Nous souhaitons conserver le maillage sur l’ensemble du territoire. Les sites de Montmorillon et de Lusignan sont intégrés à nos activités depuis longtemps déjà. Avec la fusion, l’équipe de l’ancien Groupe hospitalier Nord Vienne, constituée d’une infirmière et d’un praticien, a rejoint l’EOH. Notre collaboration se déroule très bien. Nous nous retrouvons lors de réunions hebdomadaires afin d’avancer dans la même direction tout en tenant compte de l’existant sur les différents sites. J’y suis très attentive au regard de mes années d’exercice sur le site de Châtellerault et de Loudun.
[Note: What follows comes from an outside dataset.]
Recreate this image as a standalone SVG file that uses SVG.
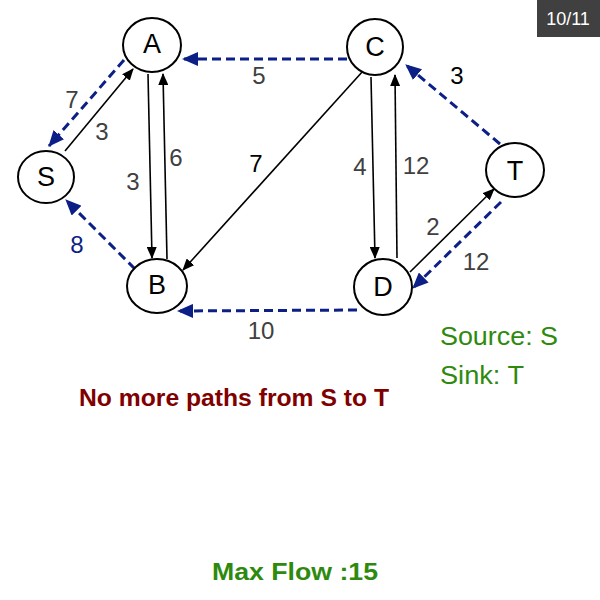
<svg xmlns="http://www.w3.org/2000/svg" width="600" height="600" viewBox="0 0 600 600">
<defs>
<marker id="ab" markerUnits="userSpaceOnUse" markerWidth="12" markerHeight="10" refX="11" refY="5" orient="auto"><path d="M0,0 L12,5 L0,10 Z" fill="#000"/></marker>
<marker id="au" markerUnits="userSpaceOnUse" markerWidth="16" markerHeight="14" refX="15" refY="7" orient="auto"><path d="M0,0 L16,7 L0,14 Z" fill="#0b1f87"/></marker>
</defs>
<style>
.n ellipse{fill:#fff;stroke:#000;stroke-width:2}
.n text{font-family:"Liberation Sans",Arial,sans-serif;font-size:27px;text-anchor:middle;dominant-baseline:central;fill:#000}
.s{stroke:#000;stroke-width:1.6;fill:none;marker-end:url(#ab)}
.d{stroke:#0b1f87;stroke-width:3;stroke-dasharray:9,5;fill:none;marker-end:url(#au)}
.l{font-family:"Liberation Sans",Arial,sans-serif;font-size:24px;fill:#404040;text-anchor:middle;dominant-baseline:central}
.k{fill:#000}
.bl{fill:#0b1f87}
.g{font-family:"Liberation Sans",Arial,sans-serif;font-size:25px;fill:#2e8a0e}
.b{font-family:"Liberation Sans",Arial,sans-serif;font-weight:bold}
</style>
<rect width="600" height="600" fill="#fff"/>
<g id="connectors">
<line class="d" x1="124" y1="60" x2="49" y2="146"/>
<line class="s" x1="65" y1="151" x2="133" y2="69"/>
<line class="s" x1="148" y1="74" x2="152" y2="258"/>
<line class="s" x1="167" y1="259" x2="163" y2="74"/>
<line class="s" x1="363" y1="71" x2="183" y2="270"/>
<line class="d" x1="135" y1="269" x2="66" y2="200"/>
<line class="d" x1="347" y1="59" x2="183" y2="59"/>
<line class="d" x1="357" y1="310" x2="178" y2="311"/>
<line class="s" x1="371" y1="77" x2="375" y2="258"/>
<line class="s" x1="397" y1="258" x2="395" y2="75"/>
<line class="d" x1="500" y1="144" x2="406" y2="65"/>
<line class="s" x1="410" y1="272" x2="494" y2="189"/>
<line class="d" x1="501" y1="202" x2="413" y2="288"/>
</g>
<g id="edge-labels">
<text class="l" x="72" y="99">7</text>
<text class="l" x="102" y="131">3</text>
<text class="l" x="133" y="181">3</text>
<text class="l" x="176" y="157">6</text>
<text class="l k" x="256" y="163">7</text>
<text class="l" x="259" y="75">5</text>
<text class="l bl" x="77" y="244">8</text>
<text class="l" x="261" y="330">10</text>
<text class="l" x="360" y="166">4</text>
<text class="l" x="416" y="165">12</text>
<text class="l k" x="457" y="75">3</text>
<text class="l" x="433" y="226">2</text>
<text class="l" x="476" y="261">12</text>
</g>
<g id="S" class="n"><ellipse cx="46" cy="177" rx="28" ry="26"/><text x="46" y="177">S</text></g>
<g id="A" class="n"><ellipse cx="152" cy="45" rx="29" ry="27"/><text x="152" y="44">A</text></g>
<g id="B" class="n"><ellipse cx="157" cy="286" rx="30" ry="27"/><text x="157" y="285">B</text></g>
<g id="C" class="n"><ellipse cx="375" cy="47" rx="28" ry="28"/><text x="375" y="47">C</text></g>
<g id="D" class="n"><ellipse cx="383" cy="287" rx="29" ry="28"/><text x="383" y="287">D</text></g>
<g id="T" class="n"><ellipse cx="515" cy="170" rx="29" ry="27"/><text x="515" y="171">T</text></g>
<g id="info">
<text class="g" x="440" y="345" textLength="118" lengthAdjust="spacingAndGlyphs">Source: S</text>
<text class="g" x="440" y="384" textLength="84" lengthAdjust="spacingAndGlyphs">Sink: T</text>
<text class="b" x="79" y="406" font-size="23" fill="#800000" textLength="310" lengthAdjust="spacingAndGlyphs">No more paths from S to T</text>
<text class="b" x="212" y="580" font-size="23" fill="#2e8a0e" textLength="166" lengthAdjust="spacingAndGlyphs">Max Flow :15</text>
</g>
<g id="page">
<rect x="537" y="0" width="63" height="37" fill="#404040"/>
<text x="568" y="19" font-family="'Liberation Sans',Arial,sans-serif" font-size="18" fill="#fff" text-anchor="middle" dominant-baseline="central">10/11</text>
</g>
</svg>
Avez-vous des projets pour le service ?

Nous souhaitons développer de nouveaux outils de surveillance des infections et impliquer les praticiens dans cette surveillance (infections du site opératoire, infections liées aux cathéters, infections virales nosocomiales qui sont peu décrites dans les établissements de santé…). Nous souhaitons également mieux intégrer les problématiques environnementales dans les choix que nous effectuons notamment sur les produits et les techniques d’entretien des locaux. Nous avons ainsi entamé des expériences en Ehpad et à la maternité afin d’adapter les pratiques d’entretien des locaux sur ces secteurs. Nous souhaitons également déployer de nouveaux outils pédagogiques pour les professionnels : capsules vidéo, formation par simulation… Nous avons été fortement mobilisés par la covid-19 au cours de ces 18 derniers mois et nous avons également besoin de nous recentrer sur tout ce que nous avons laissé de côté pendant cette période. Nous avons été obligés d’abandonner nos activités quotidiennes mêmes si nous avons essayé de rattraper les choses quand il y avait un moment d’accalmie. Le point positif c’est que cette crise nous aura permis de renforcer nos liens les professionnels au sein des différents services de l’institution, c’est effectivement ce qui a été souligné par la HAS lors de la visite de certification. Les échanges avec les services, c’est ce qui fait la richesse de notre métier et nous conforte chaque jour dans nos missions.

Vous êtes également présidente du CLIN. Qu’est-ce que le CLIN ?

Le CLIN émane de la commission médicale d’établissement (CME) et a été créé au CHU de Poitiers en 1992. Son rôle est de coordonner la politique de surveillance et de prévention des infections nosocomiales au sein de notre établissement. Le CLIN est composé de médecins de différentes spécialités, de pharmaciens, de microbiologistes, de médecins du travail, de cadres de santé, d’infirmiers, d’ingénieurs biomédicaux mais également de représentants de la Direction. Il y a des représentants de chaque par pôle ce qui nous amène à une quarantaine de membres environ. Nous nous réunissons quatre fois par an afin de communiquer nos données de surveillance et celles issues des évaluations des pratiques. Ces rencontrent nous permettent également de proposer des plans d’actions et de valider les protocoles institutionnels. Je tiens à souligner le travail et l’investissement des professionnels qui composent ce comité depuis ces nombreuses années.